When you cut the tip off the triangle, you get a trapezoid. If you cut all the corners off and round the edges, its a circle. It is always fun to teach these youngest artists how to manipulate shapes to make objects.
The students were given a few different sized squares as well as pre-cut circles, long skinny green rectangles and I brought in my bucket of paper scraps.
I modeled how to cut the square and how to make different shaped flowers. You can see that I modeled the pinwheel type flower and the tulip like flower. I encouraged them to decorate the vases and create more flowers if they wanted to.
I really think this one is fun:
This student did their own flowers in their own way! I just wish I had time to talk with each and every one of them hear their thought process. We spent 30 minutes on this lesson from start to finish including clean up. Whew!
I met the other elementary art teacher from our district at the San Diego Museum of Art. Four of her students had this cupcake lesson chosen for the Young Art 2017: Beyond the Ordinary Exhibition. She mounted them on colored paper squares and grouped them together.

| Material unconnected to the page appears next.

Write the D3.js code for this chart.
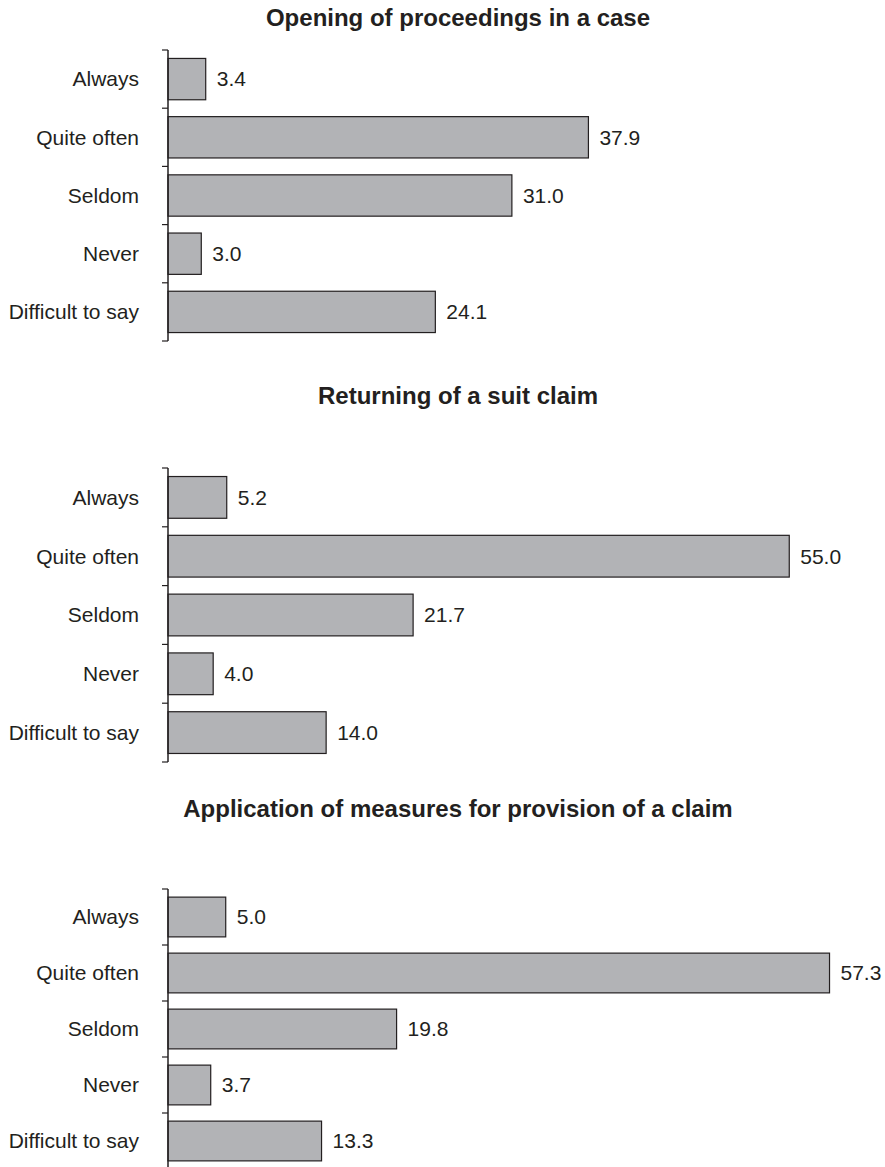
<!DOCTYPE html>
<html>
<head>
<meta charset="utf-8">
<script src="https://cdn.jsdelivr.net/npm/d3@7"></script>
<style>
    body { margin: 0; background: #fff; }
    text { font-family: "Liberation Sans", Arial, sans-serif; fill: #231f20; }
</style>
</head>
<body>
<div id="chart"></div>
<script>
// categories shared by all three panels
const categories = ['Always', 'Quite often', 'Seldom', 'Never', 'Difficult to say']

const titles = [
    'Opening of proceedings in a case',
    'Returning of a suit claim',
    'Application of measures for provision of a claim',
]

const openingValues = [3.4, 37.9, 31.0, 3.0, 24.1]
const returningValues = [5.2, 55.0, 21.7, 4.0, 14.0]
const measuresValues = [5.0, 57.3, 19.8, 3.7, 13.3]

const seriesValues = [openingValues, returningValues, measuresValues]

// upper end of the value axis per panel
const xMaxes = [61.3, 60.2, 58.9]

const WIDTH = 885
const HEIGHT = 1167
const AXIS_X = 168
const BAR_SPAN = 680
const TITLE_X = 458

// vertical placement of each panel
const panels = [
    { titleY: 26, top: 50, bottom: 341 },
    { titleY: 404, top: 468, bottom: 762 },
    { titleY: 817, top: 889, bottom: 1169 },
]

const svg = d3.select('#chart')
    .append('svg')
    .attr('width', WIDTH)
    .attr('height', HEIGHT)

panels.forEach((p, i) => {
    const values = seriesValues[i]
    const data = categories.map((c, k) => ({ cat: c, value: values[k] }))

    const x = d3.scaleLinear()
        .domain([0, xMaxes[i]])
        .range([AXIS_X, AXIS_X + BAR_SPAN])

    const y = d3.scaleBand()
        .domain(categories)
        .range([p.top, p.bottom])
        .paddingInner(0.29)
        .paddingOuter(0.145)

    const g = svg.append('g')

    g.append('text')
        .attr('x', TITLE_X)
        .attr('y', p.titleY)
        .attr('text-anchor', 'middle')
        .style('font-size', '24px')
        .style('font-weight', 'bold')
        .text(titles[i])

    g.selectAll('rect.bar')
        .data(data)
        .join('rect')
        .attr('class', 'bar')
        .attr('x', x(0))
        .attr('y', (d) => y(d.cat))
        .attr('width', (d) => x(d.value) - x(0))
        .attr('height', y.bandwidth())
        .attr('fill', '#b2b3b6')
        .attr('stroke', '#231f20')
        .attr('stroke-width', 1.2)

    // axis line with ticks between categories
    const half = (y.step() - y.bandwidth()) / 2
    const bounds = categories.map((c) => y(c) - half)
    bounds.push(p.bottom)

    g.append('line')
        .attr('x1', AXIS_X).attr('x2', AXIS_X)
        .attr('y1', p.top).attr('y2', p.bottom)
        .attr('stroke', '#231f20')
        .attr('stroke-width', 1.5)

    g.selectAll('line.tick')
        .data(bounds)
        .join('line')
        .attr('class', 'tick')
        .attr('x1', AXIS_X - 6).attr('x2', AXIS_X)
        .attr('y1', (d) => d).attr('y2', (d) => d)
        .attr('stroke', '#231f20')
        .attr('stroke-width', 1.2)

    g.selectAll('text.cat')
        .data(data)
        .join('text')
        .attr('class', 'cat')
        .attr('x', AXIS_X - 29)
        .attr('y', (d) => y(d.cat) + y.bandwidth() / 2)
        .attr('dy', '0.35em')
        .attr('text-anchor', 'end')
        .style('font-size', '21px')
        .text((d) => d.cat)

    g.selectAll('text.val')
        .data(data)
        .join('text')
        .attr('class', 'val')
        .attr('x', (d) => x(d.value) + 11)
        .attr('y', (d) => y(d.cat) + y.bandwidth() / 2)
        .attr('dy', '0.35em')
        .style('font-size', '21px')
        .text((d) => d.value.toFixed(1))
})
</script>
</body>
</html>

I think her students were grade three, I did this with my First Graders.
I thought it was a great way to use up some of the magazine donations and scrap paper we have accumulated.
I had my students color the background with oil pastel. I don’t typically use colored paper because it is difficult to estimate how much I need from year to year.
The kindergarten students study insects and they often have a beekeeper come and share what it is like to be a beekeeper and how we get honey.
He brings in the clothes, tools, pictures, empty hives, and honey. It really is fun for the students.
I did a project last year on black paper. This year, we did it on white.
They had a lot of fun collaging their bees and creating a background. As always, we did this in 30 minutes!
I think they are just so cute and have loads of personality.
Since SBAC testing was in full swing and we got bumped from the art room and put into another classroom. Not our ideal location but they did move the art tables so that was good. I needed a “low mess” project for my second graders. Plus I had inadvertently cut up colored paper in 6×9 for another project that we ended up not needing. This was a great lesson that used up that paper and was low mess with glue stick, and scissors.
I show them examples of Japanese Notan then do a demo of cutting and flipping the paper so they see how it works.
I ask them to cut it all and place it and get my OK before gluing.
The kids that have great spatial relation concepts and who are good at puzzles seem to have the easiest time but even those who find the idea challenging had some great results.
This lesson is a great reminder for kids to keep trying and have that growth mind set.